What is a point estimator?
A statistic that provides an estimate of a population parameter.
What is a point estimate?
The value of a statistic
What variables are used if it is categorical?
p hat and p
What variables are used if it’s quantitative?
x bar and mew
What happens when you have a higher confidence interval what increases?
The length of the confidence level increases.
What is a confidence interval?
Interval of possible values for a parameter based on sample data and it takes the form of:
Point Estimate +- M.E.
What is confidence level?
Gives the overall success rate of the method to calculate the confidence interval.
How do you interpret confidence interval?
We are ____% confident that the interval from ____ to ___ captures the [parameter in context]
EX:
We are 9% confident that the interval from 0.4 to 0.8 captures the true proportion of people who get to church on time.
How do you find Margin of Error given two intervals?
Find the difference of the two intervals and divide by two.
It is recommended that high school students get 8 hours of sleep each night. Based on this survey, the students claim that students at this high school are not getting the recommended amount of sleep. Use the confidence interval (5.39, 7.81) to evaluate this claim.
We fail to reject their claim. Look at the interval, 8 hours is not contained within that interval meaning students on average, tend to get less than 8 hours of sleep.
What do confidence levels tell us?
How likely it is that the method we are using will produce an interval that captures the population parameter if we use it many times.
Why do we tend to calculate only a single confidence interval for a given situation?
Because we only take one sample.
REMEMBER: Confidence level IS NOT a __________
probability
What does Margin of Error Account for?
Sampling variability due only to random selection. If you have bias, you shouldn’t have a confidence.
How do you interpret a confidence level?
If we used the same procedure of _____ many times, [confidence level] of the intervals would contain the true population parameter.
How would the margin of error change if we decreased the confidence interval?
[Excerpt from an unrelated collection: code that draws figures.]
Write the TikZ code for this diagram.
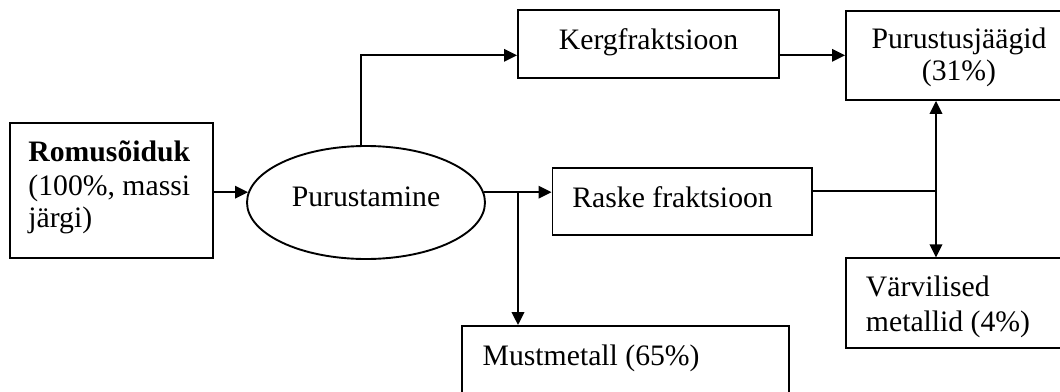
\documentclass[tikz,border=0pt]{standalone}
\usepackage{fontspec}
\setmainfont{Liberation Serif}
\usetikzlibrary{arrows.meta,shapes.geometric}
\begin{document}
\begin{tikzpicture}[x=1pt,y=-1pt,line width=1.9pt,
  font=\fontsize{29.7}{33}\selectfont,
  box/.style={draw,rectangle,inner sep=0pt},
  oval/.style={draw,ellipse,inner sep=0pt},
  txt/.style={inner sep=0pt,anchor=base west},
  ctxt/.style={inner sep=0pt,anchor=base},
  arr/.style={-{Triangle[length=13pt,width=12.5pt]}}]
\clip (0,0) rectangle (1060,391);
\fill[white] (0,0) rectangle (1060,391);
% boxes
\node[box,minimum width=203.3pt,minimum height=135pt] (rom) at (111.7,190.8) {};
\node[oval,minimum width=238pt,minimum height=113pt] (purus) at (366,202.5) {};
\node[box,minimum width=261pt,minimum height=68pt] (kerg) at (648.5,44.2) {};
\node[box,minimum width=226pt,minimum height=89.3pt] (jaak) at (959,55.3) {};
\node[box,minimum width=259.5pt,minimum height=66.7pt] (raske) at (682.25,201.65) {};
\node[box,minimum width=226pt,minimum height=90pt] (varv) at (959,303.3) {};
\node[box,minimum width=327.3pt,minimum height=80pt] (must) at (625.35,366) {};
% texts
\node[txt] (romA) at (27.5,161.7) {\bfseries Romusõiduk};
\node[txt] (romB) at (27.5,195) {(100\%, massi};
\node[txt] (romC) at (27.5,227.5) {järgi)};
\node[ctxt] (purusT) at (366,206) {Purustamine};
\node[ctxt] (kergT) at (648.5,49) {Kergfraktsioon};
\node[ctxt] (jaakA) at (959,48.3) {Purustusjäägid};
\node[ctxt] (jaakB) at (959,80.5) {(31\%)};
\node[txt] (raskeT) at (571.4,207) {Raske fraktsioon};
\node[txt] (varvA) at (865,296.7) {Värvilised};
\node[txt] (varvB) at (865,331.7) {metallid (4\%)};
\node[txt] (mustT) at (481.7,365) {Mustmetall (65\%)};
% junctions
\coordinate (split) at (518,192);
\coordinate (junc) at (936,191);
% connectors
\draw[arr] (purus.175 -| rom.east) -- (purus.175);
\draw[arr] ([xshift=-5.3pt]purus.north) |- (kerg.west |- jaak.west);
\draw[arr] (kerg.east |- jaak.west) -- (jaak.west);
\draw[arr] (purus.5) -- (purus.5 -| raske.west);
\draw[arr] (split) -- (split |- must.north);
\draw (junc -| raske.east) -- (junc);
\draw[arr] (junc) -- (junc |- jaak.south);
\draw[arr] (junc) -- (junc |- varv.north);
\end{tikzpicture}
\end{document}
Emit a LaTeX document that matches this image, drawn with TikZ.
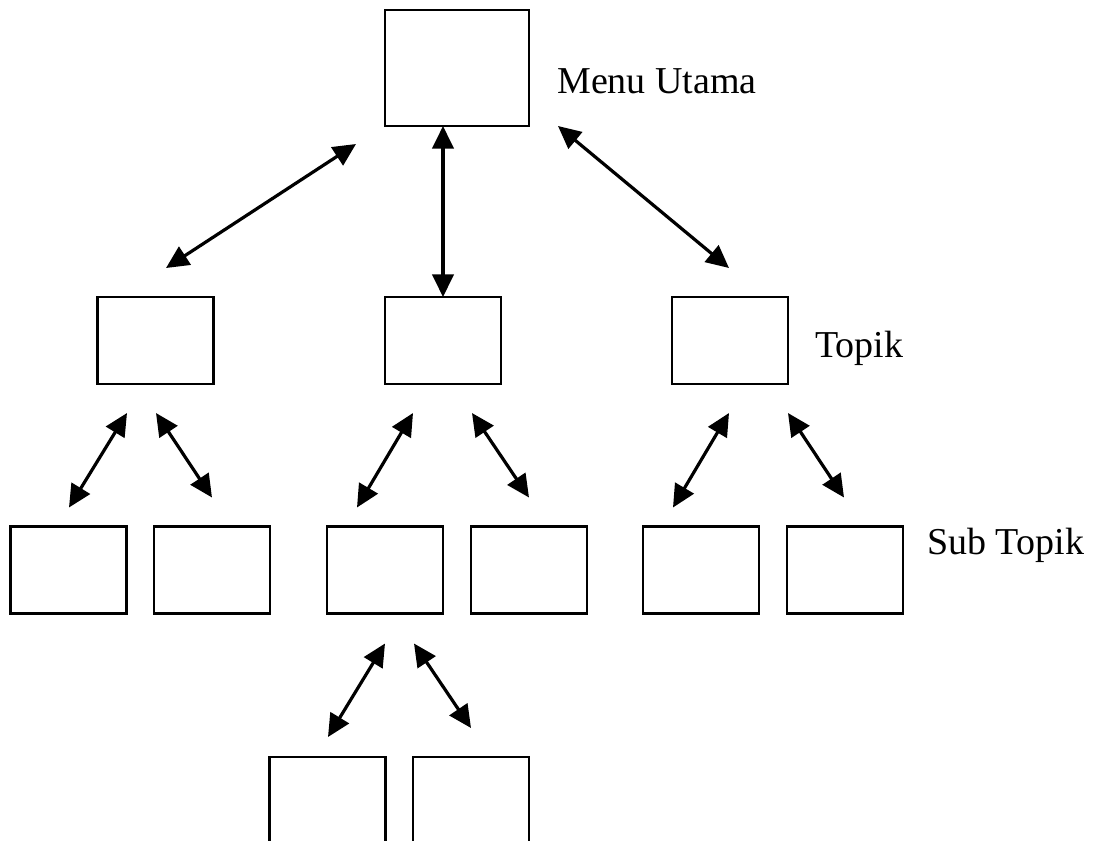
\documentclass[tikz,border=0pt]{standalone}
\usepackage{fontspec}
\setmainfont{Liberation Serif}
\usepackage{tikz}
\usetikzlibrary{arrows.meta}

\begin{document}
\begin{tikzpicture}[
  x=0.75pt, y=-0.75pt,
  menu/.style={rectangle, draw=black, line width=1.8pt, minimum width=108pt, minimum height=87pt, inner sep=0pt, outer sep=0pt},
  topik/.style={rectangle, draw=black, line width=1.8pt, minimum width=87pt, minimum height=65.25pt, inner sep=0pt, outer sep=0pt},
  label/.style={anchor=base west, inner sep=0pt, font=\fontsize{28.5pt}{34pt}\selectfont},
  arrow/.style={{Triangle[length=17pt,width=16pt]}-{Triangle[length=17pt,width=16pt]}, line width=2.4pt}
]
\clip (0,0) rectangle (1095,840);

% Top - Menu Utama
\node[menu] (menu) at (457,68) {};
\node[label] (lmenu) at (557,93) {Menu Utama};

% Middle row - Topik
\node[topik] (t1) at (155.5,340.5) {};
\node[topik] (t2) at (443,340.5) {};
\node[topik] (t3) at (730,340.5) {};
\node[label] (ltopik) at (815,357) {Topik};

% Lower row - Sub Topik
\node[topik] (s1) at (68.5,570) {};
\node[topik] (s2) at (212,570) {};
\node[topik] (s3) at (385,570) {};
\node[topik] (s4) at (529,570) {};
\node[topik] (s5) at (701,570) {};
\node[topik] (s6) at (845,570) {};
\node[label] (lsub) at (927,554) {Sub Topik};

% Bottom row
\node[topik] (b1) at (327.5,800.5) {};
\node[topik] (b2) at (471,800.5) {};

% Arrows
\draw[arrow] ([shift={(-29,18)}]menu.south west) -- ([shift={(10.5,-29)}]t1.north);
\draw[arrow] (t2.north |- menu.south) -- (t2.north);
\draw[arrow] ([shift={(29,0)}]menu.south east) -- ([shift={(-1,-29)}]t3.north);

\draw[arrow] ([shift={(-28.5,29)}]t1.south) -- ([shift={(0.5,-19)}]s1.north);
\draw[arrow] ([shift={(0.5,29)}]t1.south) -- ([shift={(0,-29)}]s2.north);
\draw[arrow] ([shift={(-30,29)}]t2.south) -- ([shift={(-28,-19)}]s3.north);
\draw[arrow] ([shift={(29,29)}]t2.south) -- ([shift={(0,-29)}]s4.north);
\draw[arrow] ([shift={(-1,29)}]t3.south) -- ([shift={(-28,-19)}]s5.north);
\draw[arrow] ([shift={(58,29)}]t3.south) -- ([shift={(-1,-29)}]s6.north);

\draw[arrow] ([shift={(0,30)}]s3.south) -- ([shift={(0.5,-20)}]b1.north);
\draw[arrow] ([shift={(29,30)}]s3.south) -- ([shift={(0,-29)}]b2.north);

\end{tikzpicture}
\end{document}
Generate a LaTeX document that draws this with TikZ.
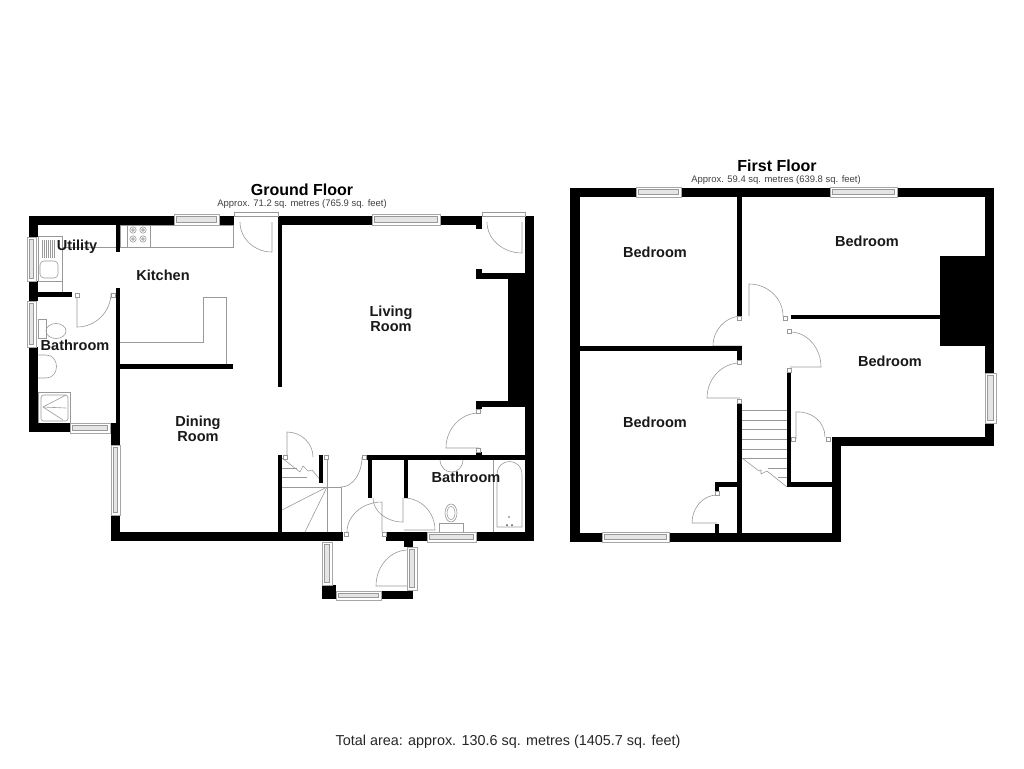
\documentclass[tikz,border=0pt]{standalone}
\usepackage{fontspec}
\setmainfont{Liberation Sans}
\tikzset{
	wall/.style={fill=black},
	fixture/.style={draw=black!40,line width=0.45pt},
	glazing/.style={draw=black!35,fill=white,line width=0.45pt},
	pane/.style={draw=black!40,fill=black!10,line width=0.35pt},
	jamb/.style={draw=black!40,fill=white,line width=0.4pt},
	roomlabel/.style={font=\fontsize{10.9}{11.6}\selectfont\bfseries,align=center,text=black!90,inner sep=0pt},
	floorlabel/.style={font=\fontsize{12}{13}\selectfont\bfseries,inner sep=0pt},
	arealabel/.style={font=\fontsize{7.1}{8}\selectfont,text=black!75,inner sep=0pt},
	totallabel/.style={font=\fontsize{10.8}{12}\selectfont,text=black!85,inner sep=0pt}
}
% wall: left, top, right, bottom
\newcommand{\wallbox}[4]{\fill[wall] (#1,#2) rectangle (#3,#4);}
\newcommand{\sash}[4]{\draw[glazing] (#1,#2) rectangle (#3,#4); \draw[pane] (#1+2.5,#2+2.5) rectangle (#3-2.5,#4-2.5);}
% door: hinge, leaf tip, end of swing
\newcommand{\swing}[6]{\draw[fixture] (#1,#2) -- (#3,#4) .. controls ({#3+.55*(#5-#1)},{#4+.55*(#6-#2)}) and ({#5+.55*(#3-#1)},{#6+.55*(#4-#2)}) .. (#5,#6);}
\newcommand{\jambbox}[2]{\draw[jamb] (#1-2,#2-2) rectangle (#1+2,#2+2);}
\begin{document}
\begin{tikzpicture}[x=0.75pt,y=-0.75pt]
		\useasboundingbox (0,0) rectangle (1024,768);

		% ground floor fittings
		\draw[fixture] (38,236) rectangle (62,281);
		\draw[fixture] (62,281) -- (62,292);
		\draw[fixture] (62,247) -- (116,247);
		\foreach \i in {42,44,46,48,50,52,54} {
			\draw[fixture] (\i,240) -- (\i,258);
		}
		\draw[fixture,rounded corners=3pt] (40,261) rectangle (58,278);
		\draw[fixture] (120,225) rectangle (233,247);
		\draw[fixture] (127,225) rectangle (150,247);
		\foreach \i in {133,143} {
			\foreach \j in {230,239} {
				\draw[fixture] (\i,\j) circle (3.2);
				\draw[fixture] (\i,\j) circle (1.4);
			}
		}
		\draw[fixture] (120,342) -- (203,342) -- (203,297) -- (226,297) -- (226,364);
		\draw[fixture] (38,319) rectangle (46,338);
		\draw[fixture] (56,331) ellipse (10 and 7.5);
		\draw[fixture] (38,355) -- (46,355) .. controls (60,355) and (60,378) .. (46,378) -- (38,378);
		\draw[fixture] (38,392) rectangle (70,423);
		\draw[fixture,rounded corners=2pt] (41,395) rectangle (68,421);
		\draw[fixture] (43,407) -- (66,395);
		\draw[fixture] (43,407) -- (66,408);
		\draw[fixture] (43,407) -- (63,420);

		\swing{272}{222}{272}{252}{240}{222}
		\swing{77}{293}{77}{327}{111}{293}
		\swing{522}{222}{522}{253}{487}{222}

		% living room cupboards
		\swing{479}{448}{446}{448}{479}{413}
		\swing{287}{457}{287}{432}{313}{457}

		% stairs
		\draw[fixture] (282,487) -- (327,487);
		\draw[fixture] (282,477) -- (307,477);
		\draw[fixture] (282,468) -- (297,468);
		\draw[fixture] (282,458) -- (300,472) -- (303,466) -- (308,471) -- (312,470) -- (323,483);
		\draw[fixture] (327,487) -- (282,510);
		\draw[fixture] (327,487) -- (305,532);
		\draw[fixture] (327,455) -- (327,532);
		\draw[fixture] (341,487) -- (341,532);
		\draw[fixture] (327,487) -- (341,487);

		% hall and bathroom doors
		\draw[fixture] (341,487) .. controls (353,487) and (362,473) .. (362,457);
		\swing{382}{532}{382}{502}{347}{532}
		\swing{403}{498}{403}{522}{373}{498}
		\swing{404}{530}{435}{530}{404}{498}
		\swing{408}{586}{376}{586}{408}{550}

		% bathroom fittings
		\draw[fixture] (440,460) .. controls (441,476) and (462,476) .. (463,460);
		\draw[fixture] (451,513) ellipse (6 and 9);
		\draw[fixture] (451,513) ellipse (4 and 6.5);
		\draw[fixture] (439,523) rectangle (463,532);
		\draw[fixture] (493,460) -- (493,532);
		\draw[fixture] (497,527) -- (497,475) .. controls (497,457) and (522,457) .. (522,475) -- (522,527) -- cycle;
		\fill[black!60] (509,517) circle (0.8);
		\fill[black!70] (507,525) circle (1);
		\fill[black!70] (512,525) circle (1);

		% first floor doors
		\swing{749}{316}{749}{284}{783}{316}
		\swing{742}{346}{713}{346}{742}{316}
		\swing{790}{367}{821}{367}{790}{332}
		\swing{740}{398}{707}{398}{740}{363}
		\swing{796}{439}{796}{412}{825}{437}
		\swing{717}{523}{692}{523}{717}{495}

		% first floor stairs
		\foreach \j in {410,420,429,439,449,458} {
			\draw[fixture] (742,\j) -- (787,\j);
		}
		\draw[fixture] (768,468) -- (787,468);
		\draw[fixture] (778,477) -- (787,477);
		\draw[fixture] (742,458) -- (759,471) -- (761,470) -- (761,474) -- (767,471) -- (787,487);

		% ground floor walls
		\wallbox{29}{216}{174}{225}
		\wallbox{219}{216}{234}{225}
		\wallbox{278}{216}{372}{225}
		\wallbox{440}{216}{482}{225}
		\wallbox{476}{225}{482}{229}
		\wallbox{525}{216}{534}{541}
		\wallbox{29}{216}{38}{237}
		\wallbox{29}{281}{38}{301}
		\wallbox{38}{292}{72}{297}
		\wallbox{29}{347}{38}{432}
		\wallbox{29}{423}{70}{432}
		\wallbox{116}{225}{120}{252}
		\wallbox{116}{288}{120}{423}
		\wallbox{111}{423}{120}{445}
		\wallbox{111}{515}{120}{541}
		\wallbox{120}{364}{233}{369}
		\wallbox{278}{216}{282}{387}
		\wallbox{476}{269}{482}{279}
		\wallbox{476}{273}{509}{279}
		\wallbox{508}{273}{525}{407}
		\wallbox{476}{401}{525}{407}
		\wallbox{476}{401}{482}{409}
		\wallbox{476}{452}{482}{460}
		\wallbox{367}{455}{525}{460}
		\wallbox{368}{455}{372}{498}
		\wallbox{404}{460}{408}{498}
		\wallbox{278}{455}{282}{532}
		\wallbox{319}{455}{323}{483}
		\wallbox{111}{532}{343}{541}
		\wallbox{386}{532}{427}{541}
		\wallbox{476}{532}{534}{541}
		\wallbox{404}{541}{413}{547}
		\wallbox{322}{585}{336}{599}
		\wallbox{381}{591}{413}{599}

		% ground floor windows
		\sash{174}{214}{219}{225}
		\sash{372}{214}{440}{225}
		\sash{27}{237}{36}{281}
		\sash{27}{301}{36}{347}
		\sash{70}{423}{110}{433}
		\sash{111}{445}{120}{515}
		\sash{427}{532}{476}{542}
		\sash{322}{542}{332}{585}
		\sash{336}{591}{381}{600}
		\sash{407}{547}{417}{590}
		\draw[fixture] (234,212) rectangle (278,216);
		\draw[fixture] (482,212) rectangle (525,216);

		% first floor walls
		\wallbox{570}{188}{994}{197}
		\wallbox{570}{188}{580}{542}
		\wallbox{570}{533}{841}{542}
		\wallbox{985}{188}{994}{373}
		\wallbox{985}{423}{994}{446}
		\wallbox{832}{437}{994}{446}
		\wallbox{832}{437}{841}{542}
		\wallbox{737}{197}{742}{316}
		\wallbox{580}{346}{742}{351}
		\wallbox{737}{346}{742}{360}
		\wallbox{737}{403}{742}{533}
		\wallbox{791}{315}{940}{319}
		\wallbox{940}{256}{985}{346}
		\wallbox{787}{372}{791}{487}
		\wallbox{787}{482}{832}{487}
		\wallbox{715}{482}{737}{487}
		\wallbox{715}{482}{719}{492}
		\wallbox{715}{524}{719}{533}

		% first floor windows
		\sash{636}{187}{681}{197}
		\sash{830}{187}{897}{197}
		\sash{985}{373}{996}{423}
		\sash{602}{532}{669}{542}

		% door jambs
		\foreach \i/\j in {77/295,113/295,739/318,785/318,789/331,739/362,789/370,739/401,793/439,828/439,717/493,478/411,478/450,326/457,285/457,364/457,346/534,384/534} {
			\jambbox{\i}{\j}
		}

		\begin{scope}[every node/.style={roomlabel}]
			\node (utility) at (77,247) {Utility};
			\node (kitchen) at (163,275) {Kitchen};
			\node (bathsmall) at (75,345) {Bathroom};
			\node (dining) at (198,429) {Dining\\Room};
			\node (living) at (391,319) {Living\\Room};
			\node (bathmain) at (466,477) {Bathroom};
			\node (bedone) at (655,252) {Bedroom};
			\node (bedtwo) at (867,241) {Bedroom};
			\node (bedthree) at (890,361) {Bedroom};
			\node (bedfour) at (655,422) {Bedroom};
		\end{scope}

		\node[floorlabel] (ground) at (302,190) {Ground Floor};
		\node[arealabel] (groundarea) at (302,204) {Approx. 71.2 sq. metres (765.9 sq. feet)};
		\node[floorlabel] (first) at (777,166) {First Floor};
		\node[arealabel] (firstarea) at (776,180) {Approx. 59.4 sq. metres (639.8 sq. feet)};
		\node[totallabel] (total) at (508,742) {Total area: approx. 130.6 sq. metres (1405.7 sq. feet)};
		\end{tikzpicture}
\end{document}
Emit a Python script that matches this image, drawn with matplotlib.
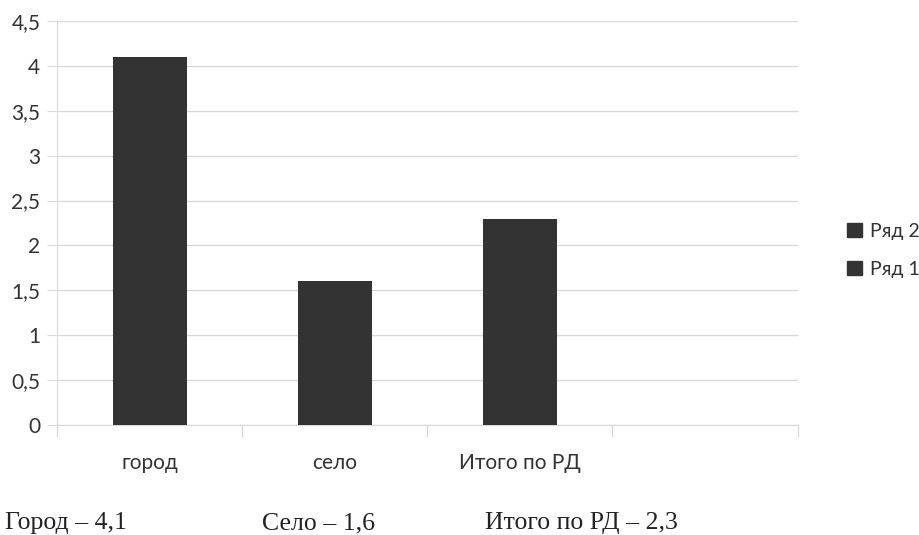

What if we increased it?
The margin of error would decrease; the m.e. would increase
What is the Large Counts Condition?
When np and n(1-p)>10
*p hat
Instead of using 2 to calculate 95% of the data, use….
1.96
How do you find the critical value (z*) for a random confidence level like 96%?
invNorm(A: C%/2 +.50 O: 1 U: 0
When finding the confidence interval via the calculator, make sure to additionally find the ______
Critical value
What is the four step process for finding confidence intervals?
State - What parameter do you want to estimate, and at what confidence intervals
Plan - Identify the appropriate inference method (CHECK CONDITIONS)
Do: If the conditions are met, perform calculations
Conclude - Interpret your interval in the context of the problem.
What formula do we use to determine the sample size GIVEN: Confidence Interval & Margin of Error?
ME> z*sigma/sqrt(n)
MAKE SURE YOU ROUND (CATEGORICAL DATA!!!)
When you determine the sampling distribution for ^p1-^p2, you MUST….
check the conditions FOR BOTH SAMPLES
When do we use standard error?
When the true population standard deviation or whatever is unknown.
What does 1 prop z-interval find?
The upper and lower boundary for 1 true proportion
What does 2 prop z-interval find?
The upper and lower boundary for 2 different populations
PLEASE NOTE AND STAR!
If you are trying to find the sample size given the ME and confidence interval BUT not the success/fail rate, USE ____
USE 0.5!!!!!!!!
What is the formula when you are trying to find N?
z*sqrt(p-hat*(1-p^)/n < ME
YOU USUALLY HAVE TO ASSUME THAT P HAT IS 0.5 if you’re given a specific Margin of Error.
When being asked to construct and interpret a C% interval for two populations, instead of doing the algebra, just do _____
2 prop z interval
How do we decrease margin of error without changing the confidence level?
Increase the sample size
How do you find p-hat given a confidence interval?
Add up the lower boundary and upper boundary and divide by two!
What does Margin of Error account for?
ONLY sampling variability!!!!! It does NOT account for any sort of biases.